Posted by on March 3, 2023

Copyright 2021 by David Benjamin. Published by Last Kid Books, Madison WI.

The usual disclaimer: I know the author. He is one of my oldest and dearest friends.

This is #3 in Benjamin’s series of mysteries featuring Jim Otis, Sheriff of Hercules WI, a small town disparagingly called “hicksville.” Otis is a former Chicago cop who was forced out of both his job and his marriage by a romantic liaison with a young woman who turned out to be underage. That woman appears briefly in this book and she is one of the women giving Otis trouble, but there are others: his ex-wife, his girlfriend, a fire-and-brimstone preacher, several members of the local Ho-Chunk tribe and, most of all, Josie Dobbs, the teen temptress who caused Otis to lose his job in Hercules, later to be regained.

Sherlock Holmes has Professor Moriarty; Jim Otis has Josie Dobbs. She is an “angel” who raises hell. But never gets blamed for the trouble she generates. In this book the trouble is the disappearance of the star junior cheerleader at Hercules High. It is a suspected kidnapping, but no ransom is sought. Josie Dobbs, now a freshman at Bryn Mawr, over a thousand miles away, was in Hercules the weekend when Carrie, the cheerleader, disappeared. Could that fact be significant? Otis has a “hunch” that it is, but he doubts himself due to his personal painful history with Josie (he lost his job because he was accused of raping her). But that history has convinced him that Josie is the Devil incarnate. He may be right.

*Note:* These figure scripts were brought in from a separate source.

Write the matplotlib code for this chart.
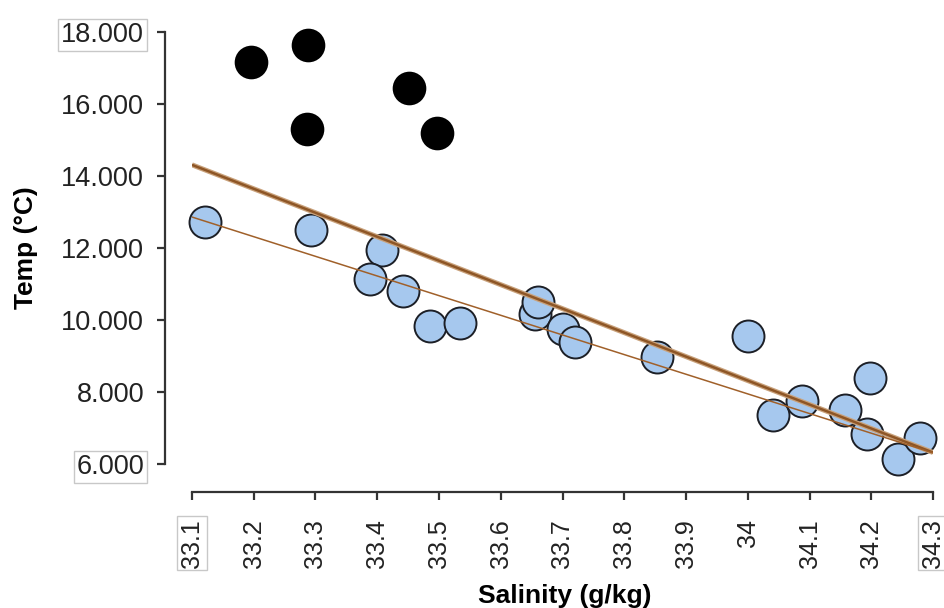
import matplotlib
matplotlib.use("Agg")
import matplotlib.pyplot as plt
import numpy as np

plt.rcParams['font.family'] = ['Liberation Sans', 'DejaVu Sans']

# warm samples (black) and cold samples (blue)
warm_sal = [33.196, 33.288, 33.287, 33.451, 33.497]
warm_temp = [17.17, 17.64, 15.31, 16.44, 15.19]

cold_sal = [33.121, 33.293, 33.408, 33.388, 33.442, 33.485, 33.534, 33.655, 33.660,
            33.701, 33.720, 33.853, 34.000, 34.041, 34.088, 34.157, 34.198, 34.193,
            34.243, 34.279]
cold_temp = [12.72, 12.50, 11.94, 11.14, 10.81, 9.83, 9.92, 10.17, 10.50,
             9.75, 9.39, 8.97, 9.56, 7.36, 7.75, 7.50, 8.39, 6.83,
             6.14, 6.72]

# fit lines (endpoints at x-axis limits)
fit_x = [33.1, 34.3]
fit_all_y = [14.31, 6.32]
fit_cold_y = [12.86, 6.31]

xticks = [33.1, 33.2, 33.3, 33.4, 33.5, 33.6, 33.7, 33.8, 33.9, 34.0, 34.1, 34.2, 34.3]
xticklabels = ["33.1", "33.2", "33.3", "33.4", "33.5", "33.6", "33.7", "33.8", "33.9",
               "34", "34.1", "34.2", "34.3"]
yticks = [6, 8, 10, 12, 14, 16, 18]

fig = plt.figure(figsize=(9.45, 6.08), dpi=100)
ax = fig.add_axes([192/945, 1-464/608, (933-192)/945, (464-32)/608])

ax.scatter(warm_sal, warm_temp, s=530, color="black", edgecolor="black",
           linewidth=1.2, zorder=3, clip_on=False)
ax.scatter(cold_sal, cold_temp, s=530, color="#a6c8ee", edgecolor="#1c1f26",
           linewidth=1.4, zorder=3, clip_on=False)

ax.plot(fit_x, fit_all_y, color="#c9a27c", linewidth=3.6, zorder=4, solid_capstyle="butt")
ax.plot(fit_x, fit_all_y, color="#8e5626", linewidth=1.8, zorder=4, solid_capstyle="butt")
ax.plot(fit_x, fit_cold_y, color="#a0602a", linewidth=1.1, zorder=4)

ax.set_xlim(33.1, 34.3)
ax.set_ylim(6, 18)
ax.set_xticks(xticks)
ax.set_xticklabels(xticklabels)
ax.set_yticks(yticks)
ax.set_yticklabels(["%.3f" % v for v in yticks])

for side in ["top", "right"]:
    ax.spines[side].set_visible(False)
ax.spines["left"].set_position(("outward", 19.5))
ax.spines["bottom"].set_position(("outward", 20.5))
for side in ["left", "bottom"]:
    ax.spines[side].set_color("#333333")
    ax.spines[side].set_linewidth(1.6)

ax.tick_params(axis="both", colors="#333333", width=1.6, length=6,
               labelcolor="#222222")
ax.tick_params(axis="y", pad=9, labelsize=19.5)
ax.tick_params(axis="x", pad=13, labelsize=18, labelrotation=90)

box = dict(facecolor="none", edgecolor="#c8c8c8", pad=2, linewidth=1)
for lab in [ax.get_xticklabels()[0], ax.get_xticklabels()[-1],
            ax.get_yticklabels()[0], ax.get_yticklabels()[-1]]:
    lab.set_bbox(box)

ax.set_xlabel("Salinity (g/kg)", fontsize=19, fontweight="bold")
ax.set_ylabel("Temp (°C)", fontsize=19, fontweight="bold")
ax.xaxis.set_label_coords(565/741 - 192/741, -(596-464)/432, transform=ax.transAxes) if False else None
ax.xaxis.set_label_coords((565-192)/741, -(596-464)/432)
ax.yaxis.set_label_coords(-(192-26)/741, (464-248)/432)
ax.xaxis.label.set_va("center")
ax.yaxis.label.set_va("center")

fig.savefig("out.png", dpi=100)
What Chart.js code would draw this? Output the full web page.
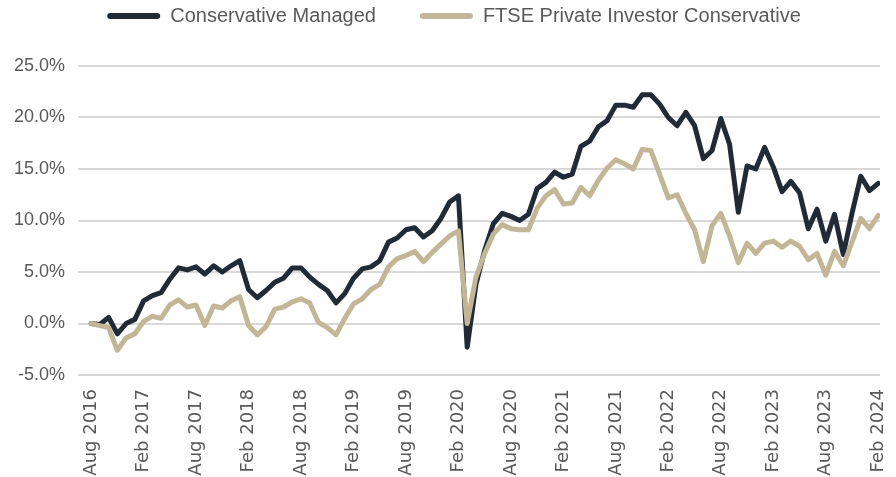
<!DOCTYPE html>
<html>
<head>
<meta charset="utf-8">
<script src="https://cdn.jsdelivr.net/npm/chart.js@4/dist/chart.umd.min.js"></script>
<style>
  html, body { margin: 0; padding: 0; background: #fff; }
</style>
</head>
<body>
<canvas id="chart" width="896" height="477"></canvas>
<script>
// cumulative performance, % (monthly, Aug 2016 - Feb 2024)
const conservativeManaged = [
  0.0, -0.1, 0.6, -1.0, 0.0, 0.4, 2.2, 2.7, 3.0, 4.3, 5.4, 5.2,
  5.5, 4.8, 5.6, 5.0, 5.6, 6.1, 3.3, 2.5, 3.2, 4.0, 4.4, 5.4,
  5.4, 4.5, 3.8, 3.2, 2.0, 2.9, 4.4, 5.3, 5.5, 6.1, 7.9, 8.3,
  9.1, 9.3, 8.4, 9.0, 10.2, 11.8, 12.4, -2.3, 3.8, 7.1, 9.7, 10.7,
  10.4, 10.0, 10.6, 13.1, 13.7, 14.7, 14.2, 14.5, 17.2, 17.7, 19.1, 19.7,
  21.2, 21.2, 21.0, 22.2, 22.2, 21.3, 20.0, 19.2, 20.5, 19.2, 16.0, 16.8,
  19.9, 17.4, 10.8, 15.3, 15.0, 17.1, 15.2, 12.8, 13.8, 12.7, 9.2, 11.1,
  8.0, 10.6, 6.7, 10.7, 14.3, 12.9, 13.6
];
const ftseConservative = [
  0.0, -0.2, -0.4, -2.6, -1.4, -1.0, 0.2, 0.7, 0.5, 1.8, 2.3, 1.6,
  1.8, -0.2, 1.7, 1.5, 2.2, 2.6, -0.2, -1.1, -0.3, 1.4, 1.6, 2.1,
  2.4, 2.0, 0.1, -0.4, -1.1, 0.5, 1.9, 2.4, 3.3, 3.8, 5.5, 6.3,
  6.6, 7.0, 6.0, 6.9, 7.7, 8.5, 9.0, 0.0, 4.5, 6.8, 8.7, 9.6,
  9.2, 9.1, 9.1, 11.2, 12.4, 13.0, 11.6, 11.7, 13.2, 12.4, 13.9, 15.1,
  15.9, 15.5, 15.0, 16.9, 16.8, 14.5, 12.2, 12.5, 10.7, 9.1, 6.0, 9.5,
  10.7, 8.5, 5.9, 7.8, 6.8, 7.8, 8.0, 7.4, 8.0, 7.5, 6.2, 6.8,
  4.7, 7.0, 5.6, 7.9, 10.2, 9.2, 10.5
];
const seriesNames = ['Conservative Managed', 'FTSE Private Investor Conservative'];
const tickLabels = ['Aug 2016', 'Feb 2017', 'Aug 2017', 'Feb 2018', 'Aug 2018', 'Feb 2019', 'Aug 2019', 'Feb 2020',
  'Aug 2020', 'Feb 2021', 'Aug 2021', 'Feb 2022', 'Aug 2022', 'Feb 2023', 'Aug 2023', 'Feb 2024'];
const tickStep = 6; // one label every 6 months
const yTicks = [-5, 0, 5, 10, 15, 20, 25];

const toPoints = arr => arr.map((v, i) => ({ x: i, y: v }));
const grey = '#595959';

// legend: wide gap between the two items, small gap above, larger gap below
const legendLayout = {
  id: 'legendLayout',
  beforeInit(chart) {
    const legend = chart.legend;
    const fit = legend.fit;
    legend.fit = function () {
      fit.call(this);
      this.height -= 8;
    };
    const draw = legend.draw;
    legend.draw = function () {
      const ctx = this.ctx;
      ctx.save();
      ctx.translate(14, -38);
      draw.call(this);
      ctx.restore();
    };
  }
};

new Chart(document.getElementById('chart'), {
  type: 'line',
  data: {
    datasets: [
      {
        label: seriesNames[0],
        data: toPoints(conservativeManaged),
        borderColor: '#212b38',
        backgroundColor: '#212b38',
        borderWidth: 5,
        order: 1
      },
      {
        label: seriesNames[1],
        data: toPoints(ftseConservative),
        borderColor: '#c2b696',
        backgroundColor: '#c2b696',
        borderWidth: 5,
        order: 0
      }
    ]
  },
  plugins: [legendLayout],
  options: {
    responsive: false,
    animation: false,
    layout: { padding: { top: 0, right: 16, left: 0, bottom: 0 } },
    elements: {
      point: { radius: 0 },
      line: { tension: 0, borderJoinStyle: 'round', borderCapStyle: 'round' }
    },
    plugins: {
      tooltip: { enabled: false },
      legend: {
        position: 'top',
        labels: {
          color: grey,
          font: { family: "'Liberation Sans'", size: 20 },
          boxWidth: 53,
          boxHeight: 6,
          padding: 44,
          useBorderRadius: true,
          borderRadius: 3,
          sort: (a, b) => a.datasetIndex - b.datasetIndex,
          generateLabels: chart => {
            const items = Chart.defaults.plugins.legend.labels.generateLabels(chart);
            items.forEach(it => {
              it.lineWidth = 0;
              it.fillStyle = it.strokeStyle;
            });
            return items;
          }
        }
      }
    },
    scales: {
      x: {
        type: 'linear',
        min: -1.5,
        max: 90.2,
        grid: { display: false },
        border: { display: false },
        afterBuildTicks: scale => {
          scale.ticks = tickLabels.map((_, i) => ({ value: i * tickStep }));
        },
        afterFit: scale => {
          scale.height = 102;
          scale.paddingLeft = 0;
          scale.paddingRight = 0;
        },
        ticks: {
          autoSkip: false,
          maxRotation: 90,
          minRotation: 90,
          padding: 6,
          color: grey,
          font: { family: "'DejaVu Sans'", size: 18 },
          callback: v => tickLabels[v / tickStep]
        }
      },
      y: {
        min: yTicks[0],
        max: yTicks[yTicks.length - 1],
        afterBuildTicks: scale => {
          scale.ticks = yTicks.map(v => ({ value: v }));
        },
        afterFit: scale => { scale.width = 78; },
        grid: { color: '#d9d9d9', lineWidth: 2, drawTicks: false },
        border: { display: false },
        ticks: {
          padding: 13,
          color: grey,
          font: { family: "'Liberation Sans'", size: 18 },
          callback: v => v.toFixed(1) + '%'
        }
      }
    }
  }
});
</script>
</body>
</html>
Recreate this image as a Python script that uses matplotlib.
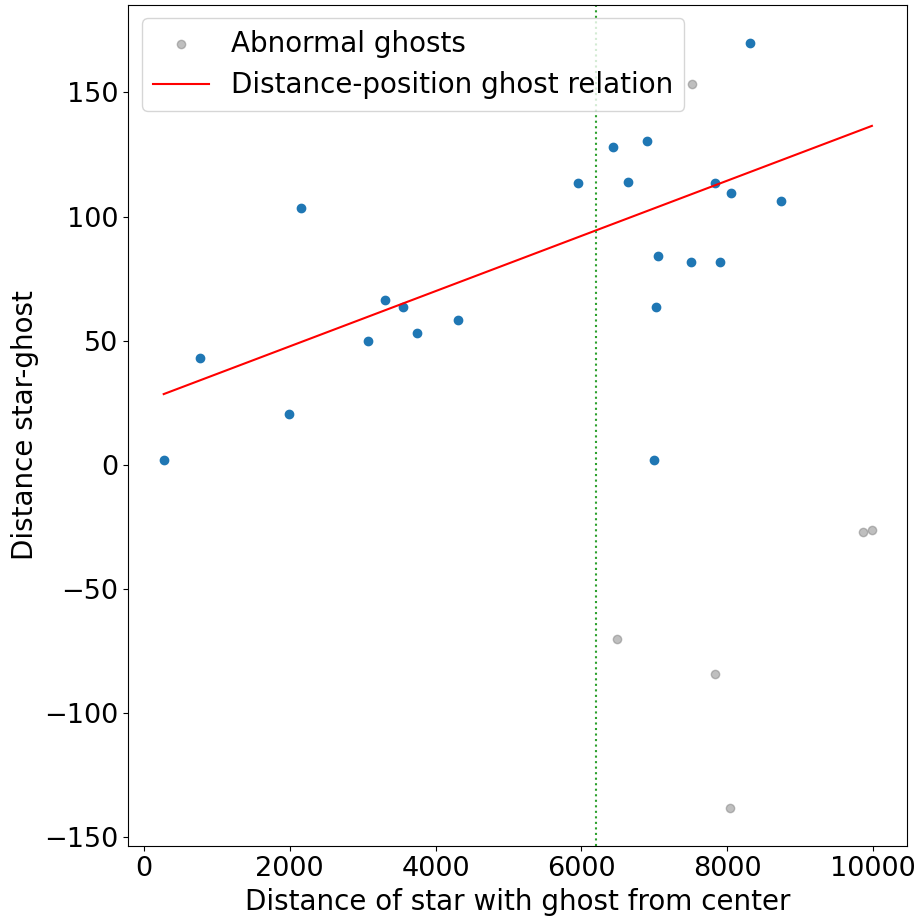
import matplotlib
matplotlib.use("Agg")
import matplotlib.pyplot as plt
import numpy as np

# normal ghosts: distance of star from center vs distance star-ghost
dist_center = [274, 778, 1994, 2150, 3078, 3311, 3553, 3745, 4307, 5949, 6429, 6640,
               6905, 8309, 7833, 8057, 8738, 7047, 7509, 7897, 7029, 6996]
dist_ghost = [2.1, 43.2, 20.6, 103.6, 49.9, 66.4, 63.4, 53.1, 58.3, 113.4, 128.1, 113.9,
              130.4, 170.0, 113.5, 109.7, 106.2, 84.2, 81.8, 81.9, 63.6, 2.1]

# abnormal ghosts
abn_center = [6494, 7838, 8038, 9859, 9982, 7513]
abn_ghost = [-70.1, -84.4, -138.3, -27.1, -26.4, 153.5]

# fitted relation
slope = 0.01113
intercept = 25.45
cut_x = 6206

fig = plt.figure(figsize=(9.23, 9.17), dpi=100)
ax = fig.add_axes([0.139, 0.077, 0.844, 0.918])

ax.scatter(dist_center, dist_ghost, color='C0')
ax.scatter(abn_center, abn_ghost, color='grey', alpha=0.5, label='Abnormal ghosts')
all_x = np.array(dist_center + abn_center)
xs = np.array([all_x.min(), all_x.max()])
ax.plot(xs, slope * xs + intercept, color='red', label='Distance-position ghost relation')
ax.axvline(cut_x, color='C2', linestyle=':')

ax.set_xlabel("Distance of star with ghost from center", fontsize=20)
ax.set_ylabel("Distance star-ghost", fontsize=20)
ax.tick_params(labelsize=19.5)
ax.legend(loc='upper left', fontsize=20)

fig.savefig("out.png")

The plot is not terribly complex, but the story proceeds in a gripping way and the characters and locations – Ajay’s bar, Calamity Jane’s breakfast joint, Hercules High, the stone quarry and the Little Red Church in the Vale – are fully formed. I could picture them as I read. It was a good read.

7 out of 10. More complexity would have boosted the score.